Great problem for learning angle chasing
Phelembac Adib Hasan wrote:আর আজকে ফিগার ভুল আঁকলাম। পুরো এক ঘণ্টা নষ্ট।
আসলে নষ্ট বলা ঠিক হবে না, এমন ভুল আর কখনো হবে না ফলে বড় কোন পরীক্ষায় বেকায়দায় পড়তে হবে না।
Someone else post a new problem.
Re: IMO Marathon
Posted: Wed Jan 23, 2013 1:29 pm
by zadid xcalibured
I Love Ratio.
$\frac{SC}{SB}=\frac{SA}{SC}$ $\Longrightarrow \frac{SP}{SB}=\frac{SA}{SP}$
$\triangle{SPB} \sim \triangle{SAP}$ and $\triangle{SCB} \sim \triangle{SAC}$
$\frac{AP}{BP}=\frac{AS}{PS}=\frac{AS}{CS}=\frac{AC}{BC}$
from alternate segment theorem,
$\frac{MK}{MP}=\frac{AC}{AP}$ and $\frac{ML}{MP}=\frac{BC}{BP}$
from this the result follows.
Re: IMO Marathon
Posted: Wed Jan 23, 2013 1:59 pm
by zadid xcalibured
I propose a new rule that anyone who posts a solution of a problem must certainly post another problem.Or we'll have to wait for someone's grace.
Problem $\boxed{22}$:Let $ABCD$ be a parallelogram.A variable line $l$ passing through the point $A$ intersects the rays $BC$ and $CD$ at points $X$ and $Y$ respectively.Let $K$ and $L$ be the centres of the ex-circles of triangle $\triangle{ABX}$ and $\triangle{ADY}$ touching the sides $BX$ and $DY$ respectively.Prove that $\angle{KCL}$ doesn't depend on the choice of $l$.
Source: IMO Shortlist 2005 G3
Re: IMO Marathon
Posted: Wed Jan 23, 2013 8:43 pm
by Tahmid Hasan
zadid xcalibured wrote:I propose a new rule that anyone who posts a solution of a problem must certainly post another problem.Or we'll have to wait for someone's grace.

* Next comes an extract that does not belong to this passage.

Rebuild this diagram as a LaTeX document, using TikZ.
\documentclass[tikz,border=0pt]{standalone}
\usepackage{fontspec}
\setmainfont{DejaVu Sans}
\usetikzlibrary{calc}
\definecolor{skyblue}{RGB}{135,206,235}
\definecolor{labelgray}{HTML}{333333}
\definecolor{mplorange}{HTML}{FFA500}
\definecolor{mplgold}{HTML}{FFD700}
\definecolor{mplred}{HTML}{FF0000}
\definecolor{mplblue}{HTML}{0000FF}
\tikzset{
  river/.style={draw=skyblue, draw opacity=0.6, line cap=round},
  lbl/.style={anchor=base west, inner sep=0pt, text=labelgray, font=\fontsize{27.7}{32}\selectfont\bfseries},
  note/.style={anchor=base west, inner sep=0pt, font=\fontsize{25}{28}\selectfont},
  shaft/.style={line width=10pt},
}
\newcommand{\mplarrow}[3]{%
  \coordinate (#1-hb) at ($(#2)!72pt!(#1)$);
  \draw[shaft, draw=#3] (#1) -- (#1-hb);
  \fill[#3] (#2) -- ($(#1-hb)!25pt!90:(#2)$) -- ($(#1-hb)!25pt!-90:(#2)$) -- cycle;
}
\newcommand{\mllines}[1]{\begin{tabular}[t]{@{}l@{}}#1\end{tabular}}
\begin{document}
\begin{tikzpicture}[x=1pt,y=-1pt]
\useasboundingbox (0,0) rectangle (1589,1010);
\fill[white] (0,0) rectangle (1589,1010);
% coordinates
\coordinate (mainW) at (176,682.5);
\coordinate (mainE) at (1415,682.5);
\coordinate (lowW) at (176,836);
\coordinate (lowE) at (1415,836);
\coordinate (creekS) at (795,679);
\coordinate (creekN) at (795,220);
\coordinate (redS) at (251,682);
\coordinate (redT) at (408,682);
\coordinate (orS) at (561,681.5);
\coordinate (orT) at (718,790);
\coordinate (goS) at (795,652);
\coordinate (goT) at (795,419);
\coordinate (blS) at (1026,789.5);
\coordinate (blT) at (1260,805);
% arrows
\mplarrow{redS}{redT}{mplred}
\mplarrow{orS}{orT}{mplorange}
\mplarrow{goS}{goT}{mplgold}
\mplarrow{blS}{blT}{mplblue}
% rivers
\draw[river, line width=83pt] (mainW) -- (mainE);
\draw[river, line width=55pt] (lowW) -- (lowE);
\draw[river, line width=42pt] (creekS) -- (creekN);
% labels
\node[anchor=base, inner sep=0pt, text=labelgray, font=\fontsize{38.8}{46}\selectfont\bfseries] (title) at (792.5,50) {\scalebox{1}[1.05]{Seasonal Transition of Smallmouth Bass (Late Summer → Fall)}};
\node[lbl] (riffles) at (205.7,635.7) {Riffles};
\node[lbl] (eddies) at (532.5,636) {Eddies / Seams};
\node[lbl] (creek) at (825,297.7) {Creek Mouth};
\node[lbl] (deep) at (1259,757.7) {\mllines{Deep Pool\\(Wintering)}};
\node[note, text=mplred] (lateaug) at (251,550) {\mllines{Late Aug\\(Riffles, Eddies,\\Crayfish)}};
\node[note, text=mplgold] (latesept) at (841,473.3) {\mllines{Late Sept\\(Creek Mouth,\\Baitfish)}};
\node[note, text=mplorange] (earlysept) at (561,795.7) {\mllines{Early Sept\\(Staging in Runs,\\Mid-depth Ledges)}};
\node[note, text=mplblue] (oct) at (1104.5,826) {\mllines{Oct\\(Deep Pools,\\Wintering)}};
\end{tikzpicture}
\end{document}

Problem $\boxed{22}$:Let $ABCD$ be a parallelogram.A variable line $l$ passing through the point $A$ intersects the rays $BC$ and $CD$ at points $X$ and $Y$ respectively.Let $K$ and $L$ be the centres of the ex-circles of triangle $\triangle{ABX}$ and $\triangle{ADY}$ touching the sides $BX$ and $DY$ respectively.Prove that $\angle{KCL}$ doesn't depend on the choice of $l$.

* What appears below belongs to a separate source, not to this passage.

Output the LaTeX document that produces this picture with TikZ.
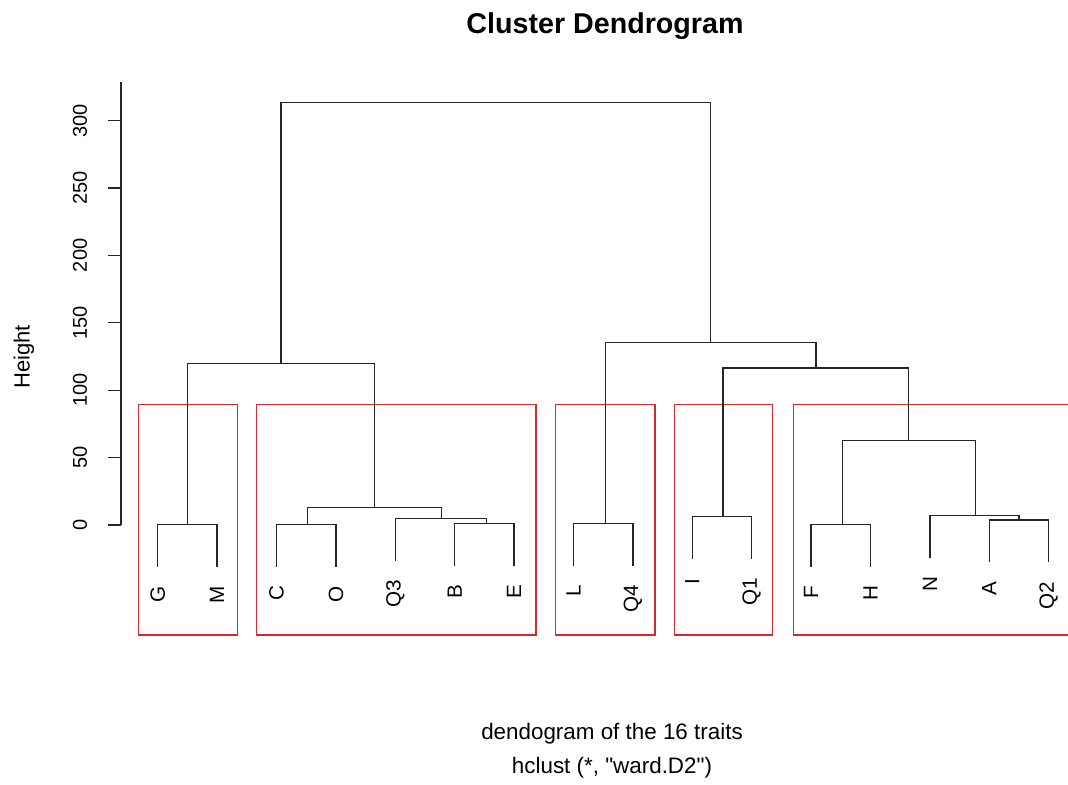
\documentclass[tikz,border=0pt]{standalone}
\usepackage{fontspec}
\setmainfont{Liberation Sans}[Ligatures=TeXOff]
\begin{document}
\begin{tikzpicture}[x=0.75pt,y=-0.75pt,
  branch/.style={draw=black!85,line width=1pt},
  clusterbox/.style={draw={rgb,255:red,205;green,45;blue,45},line width=1pt},
  leaflabel/.style={rotate=90,anchor=east,inner sep=0pt,font=\fontsize{15.5}{18}\selectfont},
  ticklabel/.style={rotate=90,anchor=center,inner sep=0pt,font=\fontsize{15}{18}\selectfont},
  axisline/.style={draw=black!85,line width=1pt}]
\useasboundingbox[fill=white] (0,0) rectangle (1068,785);
% title and subtitle
\node[font=\fontsize{21.5}{26}\selectfont\bfseries] (title) at (605,26) {Cluster Dendrogram};
\node[font=\fontsize{16.8}{25.5}\selectfont,align=center] (sub) at (612,751) {dendogram of the 16 traits\\hclust (*, "ward.D2")};
% y axis
\coordinate (ax0) at (121,525);
\coordinate (axtop) at (121,82);
\draw[axisline] (axtop) -- (ax0);
\foreach \v in {0,50,...,300}{
  \coordinate (tk\v) at (121,{525-1.348*\v});
  \coordinate (tl\v) at (108,{525-1.348*\v});
  \draw[axisline] (tk\v) -- (tl\v);
  \node[ticklabel] (lab\v) at (80,{525-1.348*\v}) {\v};
}
\node[rotate=90,inner sep=0pt,font=\fontsize{16.5}{20}\selectfont] (ylab) at (24,357) {Height};
% red boxes
\draw[clusterbox] (138.3,404.3) rectangle (237.3,635);
\draw[clusterbox] (256.7,404.3) rectangle (536,635);
\draw[clusterbox] (555.7,404.3) rectangle (655,635);
\draw[clusterbox] (674.3,404.3) rectangle (772.3,635);
\draw[clusterbox] (1070,404.3) -- (793.3,404.3) -- (793.3,635) -- (1070,635);
% merge points (x = midpoint of children, y = height)
\coordinate (mGM) at (187.7,524.3);
\coordinate (mCO) at (307.7,524.3);
\coordinate (mBE) at (486.3,523.3);
\coordinate (mQ3BE) at (441.5,518.3);
\coordinate (mCOQ) at (374.6,507.7);
\coordinate (mLeft) at (281.1,363.5);
\coordinate (mLQ4) at (605.8,523.3);
\coordinate (mIQ1) at (723.0,516.7);
\coordinate (mFH) at (842.3,524.3);
\coordinate (mAQ2) at (1019.0,520.0);
\coordinate (mNAQ2) at (975.2,515.3);
\coordinate (mFHN) at (908.8,440.3);
\coordinate (mIQ1R) at (815.9,368.0);
\coordinate (mRight) at (710.8,342.7);
\coordinate (mRoot) at (496.0,102.7);
% leaves: name, index, parent height (px)
\foreach \n/\i/\p in {G/0/524.3, M/1/524.3, C/2/524.3, O/3/524.3, Q3/4/518.3, B/5/523.3, E/6/523.3,
  L/7/523.3, Q4/8/523.3, I/9/516.7, Q1/10/516.7, F/11/524.3, H/12/524.3, N/13/515.3, A/14/520.0, Q2/15/520.0}{
  \coordinate (t\n) at ({157.7+59.4*\i},{\p+42.4});
  \node[leaflabel] (l\n) at ({157.7+59.4*\i},{\p+42.4+19}) {\n};
}
% branches
\draw[branch] (tG) |- (mGM) -| (tM);
\draw[branch] (tC) |- (mCO) -| (tO);
\draw[branch] (tB) |- (mBE) -| (tE);
\draw[branch] (tQ3) |- (mQ3BE) -| (mBE);
\draw[branch] (mCO) |- (mCOQ) -| (mQ3BE);
\draw[branch] (mGM) |- (mLeft) -| (mCOQ);
\draw[branch] (tL) |- (mLQ4) -| (tQ4);
\draw[branch] (tI) |- (mIQ1) -| (tQ1);
\draw[branch] (tF) |- (mFH) -| (tH);
\draw[branch] (tA) |- (mAQ2) -| (tQ2);
\draw[branch] (tN) |- (mNAQ2) -| (mAQ2);
\draw[branch] (mFH) |- (mFHN) -| (mNAQ2);
\draw[branch] (mIQ1) |- (mIQ1R) -| (mFHN);
\draw[branch] (mLQ4) |- (mRight) -| (mIQ1R);
\draw[branch] (mLeft) |- (mRoot) -| (mRight);
\end{tikzpicture}
\end{document}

Lemma: Let $I_a$ be te $A$-excentre of $\triangle ABC$. Then $\angle AI_aC=\frac 12\angle B,\angle AI_aB=\frac 12\angle C$.

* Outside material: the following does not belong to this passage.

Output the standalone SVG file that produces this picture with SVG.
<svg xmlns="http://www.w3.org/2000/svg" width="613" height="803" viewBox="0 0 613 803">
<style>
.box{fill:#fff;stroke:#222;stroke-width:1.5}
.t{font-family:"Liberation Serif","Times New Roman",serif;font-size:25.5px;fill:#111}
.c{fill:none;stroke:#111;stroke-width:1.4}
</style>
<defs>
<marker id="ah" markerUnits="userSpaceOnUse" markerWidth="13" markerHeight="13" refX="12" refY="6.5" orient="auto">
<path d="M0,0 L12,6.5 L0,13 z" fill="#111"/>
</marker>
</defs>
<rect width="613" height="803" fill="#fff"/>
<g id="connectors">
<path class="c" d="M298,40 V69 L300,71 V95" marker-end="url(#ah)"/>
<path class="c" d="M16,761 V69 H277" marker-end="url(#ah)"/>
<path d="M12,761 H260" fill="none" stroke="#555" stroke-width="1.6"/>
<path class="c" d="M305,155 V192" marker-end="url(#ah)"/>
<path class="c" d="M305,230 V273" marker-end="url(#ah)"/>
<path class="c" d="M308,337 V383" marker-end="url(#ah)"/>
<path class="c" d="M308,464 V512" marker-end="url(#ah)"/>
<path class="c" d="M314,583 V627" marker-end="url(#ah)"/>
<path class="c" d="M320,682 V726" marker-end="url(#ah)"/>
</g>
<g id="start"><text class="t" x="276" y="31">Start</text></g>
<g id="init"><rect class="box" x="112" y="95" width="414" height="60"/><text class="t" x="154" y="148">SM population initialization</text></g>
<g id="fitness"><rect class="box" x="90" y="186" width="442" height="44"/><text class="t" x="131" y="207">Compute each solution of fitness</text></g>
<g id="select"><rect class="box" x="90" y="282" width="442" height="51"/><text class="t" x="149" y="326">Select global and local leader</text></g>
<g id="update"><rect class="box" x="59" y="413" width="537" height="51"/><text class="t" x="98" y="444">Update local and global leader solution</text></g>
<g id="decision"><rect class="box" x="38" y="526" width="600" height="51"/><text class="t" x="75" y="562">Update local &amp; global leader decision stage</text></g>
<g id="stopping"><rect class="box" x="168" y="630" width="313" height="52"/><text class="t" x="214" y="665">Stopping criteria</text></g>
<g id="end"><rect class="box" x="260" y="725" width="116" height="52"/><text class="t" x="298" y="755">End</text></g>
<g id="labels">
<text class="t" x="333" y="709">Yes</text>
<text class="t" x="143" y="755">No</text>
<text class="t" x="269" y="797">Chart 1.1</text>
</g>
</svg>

Now $\angle BAK=\frac 12\angle BAX=\frac 12\angle AYD=\angle ALD$. Similarly $\angle AKB=\angle DAL$.
So $\triangle BAK \sim \triangle DLA$[Directly similar]
Hence $\frac{BK}{AD}=\frac{AB}{DL} \rightarrow \frac{BK}{BC}=\frac{CD}{DL} \rightarrow \frac{BK}{CD}=\frac{BC}{DL}$
Since $\angle KBC=\angle CDL(=\frac 12\angle A)$ we conclude $\triangle BKC \sim \triangle DCL$[Directly similar]
So we get $\angle KCB+\angle DCL=180^{\circ}-\frac 12\angle A$ which implies $\angle KCL=180^{\circ}-\frac 12\angle A$ which is indeed independent of $l$.
Sorry, I wasn't home the whole day; so I didn't solve any new problem for which I'm unable to post one.